Anyway, enough of that. With the large populations of 21st century cities you need lots of space. That requires cars (albeit better designed ones!). That means streets and parking. Let's optimise those first.

Smart City Consulting said...

Mike: Thanks for your fresh perspectives, and it's good to have you back, my friend.

Zippy the giver said...

Hollihan is right on a lot of counts!
Well, there are a lot of developments going on downtown, there is a ton of residential, people who don't want to have to drive to get to work will opt to live near it.
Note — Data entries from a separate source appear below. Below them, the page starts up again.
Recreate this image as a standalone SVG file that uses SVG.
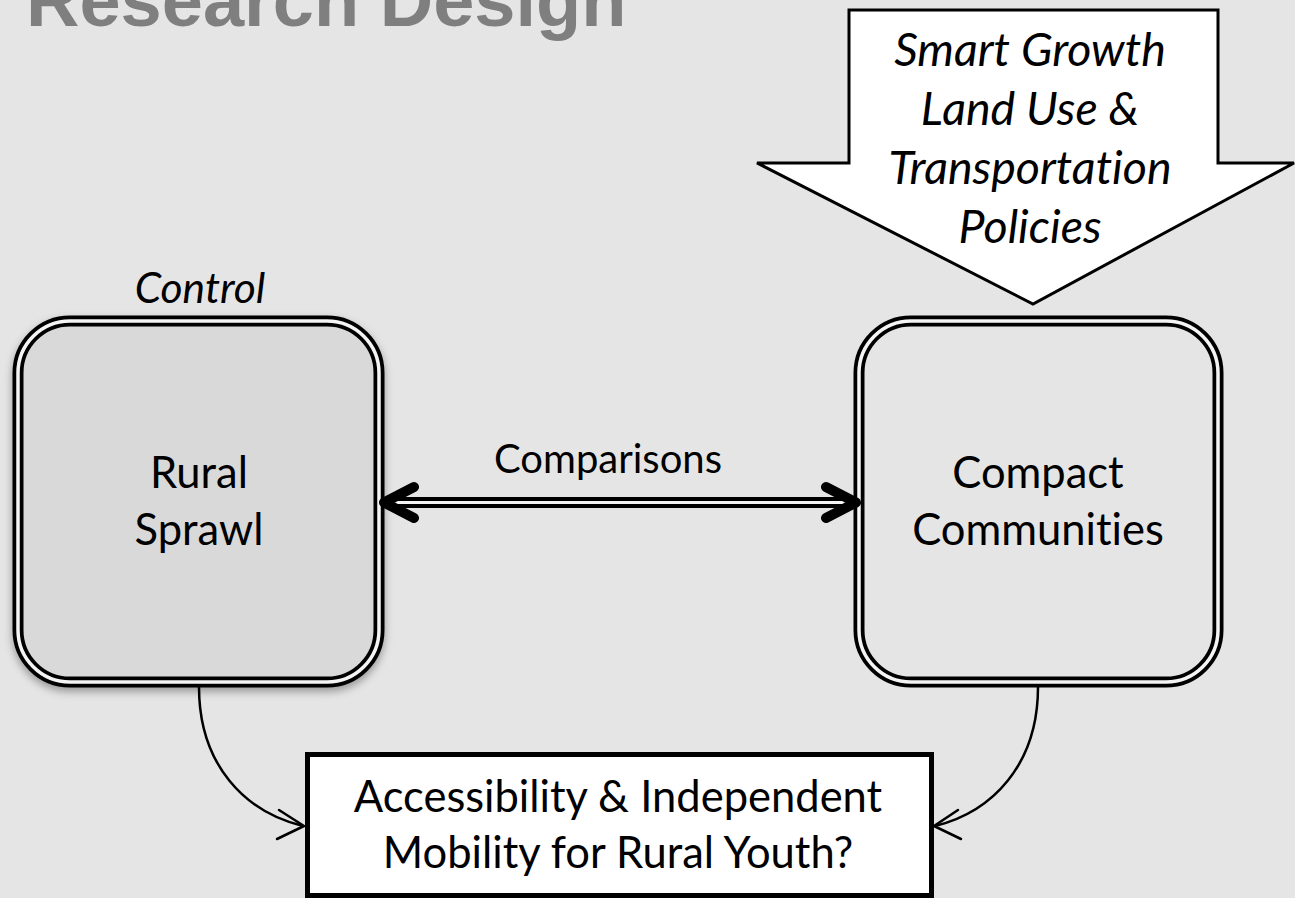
<svg xmlns="http://www.w3.org/2000/svg" width="1295" height="898" viewBox="0 0 1295 898">
  <defs>
    <style>
      .label { font-family: Lato, "Open Sans", sans-serif; font-size: 43.5px; fill: #000; text-anchor: middle; font-variant-ligatures: none; }
      .ital { font-style: italic; }
      .big { font-size: 46.5px; }
      .mid { font-size: 40px; }
      .ctl { font-size: 42.5px; }
      .title { font-family: "Liberation Sans", Arial, sans-serif; font-weight: bold; font-size: 74px; fill: #7f7f7f; }
      .band { fill: none; stroke: #000; stroke-width: 11; }
      .gap { fill: none; stroke: #f4f4f4; stroke-width: 3.5; }
      .link { fill: none; stroke: #000; stroke-width: 2.5; }
      .head { fill: none; stroke: #000; stroke-width: 2.5; stroke-linecap: round; stroke-linejoin: round; }
    </style>
    <filter id="shadow" x="-10%" y="-10%" width="125%" height="125%">
      <feDropShadow dx="0" dy="4" stdDeviation="4" flood-color="#000" flood-opacity="0.35"/>
    </filter>
  </defs>

  <!-- page background -->
  <rect x="0" y="0" width="1295" height="898" fill="#e5e5e5"/>

  <!-- heading, clipped by the top edge -->
  <text class="title" x="26" y="26">Research Design</text>

  <!-- policy input: downward block arrow -->
  <g id="policies">
    <polygon points="849,10 1218,10 1218,163 1294,163 1033,304 757,163 849,163" fill="#fff" stroke="#000" stroke-width="3" stroke-linejoin="miter"/>
    <text class="label ital big" x="1030" y="66">Smart Growth</text>
    <text class="label ital big" x="1030" y="125">Land Use &amp;</text>
    <text class="label ital big" x="1030" y="184">Transportation</text>
    <text class="label ital big" x="1030" y="243">Policies</text>
  </g>

  <!-- control group -->
  <g id="rural-sprawl">
    <text class="label ital ctl" x="200" y="303">Control</text>
    <rect x="18" y="321" width="361" height="361" rx="52" fill="#d9d9d9" stroke="#000" stroke-width="11" filter="url(#shadow)"/>
    <rect class="gap" x="18" y="321" width="361" height="361" rx="52"/>
    <text class="label" x="199" y="488">Rural</text>
    <text class="label" x="199" y="545">Sprawl</text>
  </g>

  <!-- treatment group -->
  <g id="compact-communities">
    <rect class="band" x="859" y="321" width="359" height="361" rx="52" fill="#e5e5e5"/>
    <rect class="gap" x="859" y="321" width="359" height="361" rx="52"/>
    <text class="label" x="1038" y="488">Compact</text>
    <text class="label" x="1038" y="545">Communities</text>
  </g>

  <!-- outcome -->
  <g id="outcome">
    <rect x="307.5" y="754.5" width="624" height="141" fill="#fff" stroke="#000" stroke-width="5"/>
    <text class="label" x="618" y="812">Accessibility &amp; Independent</text>
    <text class="label" x="618" y="868">Mobility for Rural Youth?</text>
  </g>

  <!-- connectors -->
  <g id="connectors">
    <!-- comparison: double-lined two-way arrow -->
    <g id="comparisons">
      <text class="label mid" x="608" y="473">Comparisons</text>
      <line x1="390" y1="502.5" x2="850" y2="502.5" stroke="#000" stroke-width="11"/>
      <line x1="392" y1="502.5" x2="848" y2="502.5" stroke="#f4f4f4" stroke-width="3"/>
      <polyline points="414,487 384,502.5 414,518" fill="none" stroke="#000" stroke-width="10" stroke-linecap="round" stroke-linejoin="round"/>
      <polyline points="826,487 856,502.5 826,518" fill="none" stroke="#000" stroke-width="10" stroke-linecap="round" stroke-linejoin="round"/>
    </g>
    <!-- both settings feed the outcome -->
    <path class="link" d="M199,687 C199,765 245,812 303,826"/>
    <polyline class="head" points="279,810 304,826 277,839"/>
    <path class="link" d="M1038,687 C1038,765 992,812 935,826"/>
    <polyline class="head" points="958,810 934,826 961,839"/>
  </g>
</svg>
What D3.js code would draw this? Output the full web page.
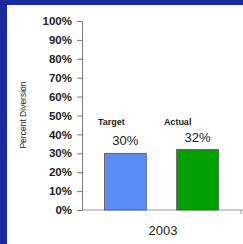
<!DOCTYPE html>
<meta charset="utf-8">
<html>
<head>
<script src="https://d3js.org/d3.v7.min.js"></script>
<style>
  body { margin: 0; background: #1c2a9c; }
  text { font-family: Arial, "Liberation Sans", sans-serif; fill: #222; }
</style>
</head>
<body>
<div id="chart"></div>
<script>
// data
const categories = ["Target", "Actual"];
const values = [30, 32];
const barColors = ["#5b8cf5", "#00a000"];
const yTicks = [0, 10, 20, 30, 40, 50, 60, 70, 80, 90, 100];
const yearLabel = "2003";
const yTitle = "Percent Diversion";

const W = 243, H = 244;
const svg = d3.select("#chart").append("svg")
    .attr("width", W).attr("height", H);

// blue frame + white panel
svg.append("rect").attr("x", 0).attr("y", 0).attr("width", W).attr("height", H).attr("fill", "#1c2a9c");
svg.append("rect").attr("x", 7).attr("y", 5).attr("width", W - 7).attr("height", H - 5).attr("fill", "#ffffff");

const x0 = 82, y0 = 210, yTop = 21, xEnd = 243;
const catShift = [-14, -20]; // category labels sit left of bar centre

const y = d3.scaleLinear().domain([0, 100]).range([y0, yTop]);
const x = d3.scaleBand().domain(categories).range([x0, xEnd - 2]).paddingInner(0.42).paddingOuter(0.31);

// y axis
const yAxis = svg.append("g")
    .attr("transform", "translate(" + x0 + ",0)")
    .call(d3.axisLeft(y).tickValues(yTicks).tickFormat(d => d + "%").tickSize(5).tickPadding(5));
yAxis.select(".domain").attr("stroke", "#777");
yAxis.selectAll(".tick line").attr("stroke", "#777");
yAxis.selectAll("text").style("font-size", "11.5px").style("font-weight", "bold").attr("fill", "#333");

// x axis line
svg.append("line").attr("x1", x0).attr("x2", xEnd).attr("y1", y0).attr("y2", y0)
    .attr("stroke", "#999");
svg.append("line").attr("x1", xEnd - 2).attr("x2", xEnd - 2).attr("y1", y0).attr("y2", y0 + 4)
    .attr("stroke", "#999");

// bars
svg.selectAll(".bar").data(categories).enter().append("rect")
    .attr("x", d => x(d))
    .attr("y", (d, i) => y(values[i]))
    .attr("width", x.bandwidth())
    .attr("height", (d, i) => y0 - y(values[i]))
    .attr("fill", (d, i) => barColors[i])
    .attr("stroke", "#555").attr("stroke-width", 0.8);

// category labels
svg.selectAll(".cat").data(categories).enter().append("text")
    .attr("x", (d, i) => x(d) + x.bandwidth() / 2 + catShift[i])
    .attr("y", 125)
    .attr("text-anchor", "middle")
    .style("font-size", "9px").style("font-weight", "bold")
    .text(d => d);

// value labels
svg.selectAll(".val").data(categories).enter().append("text")
    .attr("x", (d, i) => x(d) + x.bandwidth() / 2)
    .attr("y", (d, i) => y(values[i]) - 8)
    .attr("text-anchor", "middle")
    .style("font-size", "13px")
    .text((d, i) => values[i] + "%");

// year label
svg.append("text").attr("x", 163).attr("y", 235)
    .attr("text-anchor", "middle")
    .style("font-size", "13px")
    .text(yearLabel);

// y title
svg.append("text")
    .attr("transform", "translate(26,115) rotate(-90)")
    .attr("text-anchor", "middle")
    .style("font-size", "8.5px")
    .text(yTitle);
</script>
</body>
</html>
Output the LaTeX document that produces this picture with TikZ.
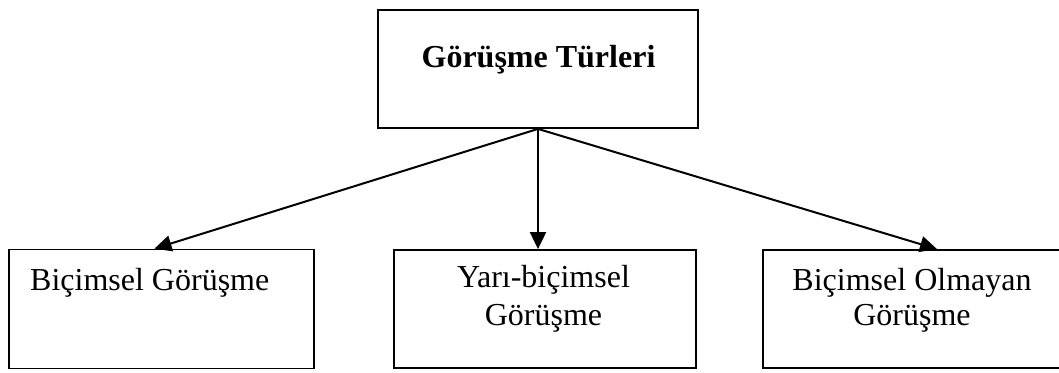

NO NEED FOR ADDITIONAL PARKING.
Since tower bldgs are way more efficient at heating and cooling, their bills will be lower for energy and transportation.
Main street USED TO BE about fashion, now it needs to be about supporting a sustainable community such as staple items and necessities. New York City isn't a big city full of people because they whined about sprawl, they just didn't sprawl unless they had to. It's still a city today. They use a lot of busses and trains. The stops are convenient. The busses have to be cheaper than the trains. If the train money has dried up and they can't be made profitable for the same rice, strike them.
Not everyone and I mean most young people do not want to live in a McMansion with a lawn to mow and a car to support.
This city is full of shills for land developers.
No one ever wants to figure out that they need to do something different here. It's like there's no oxygen here.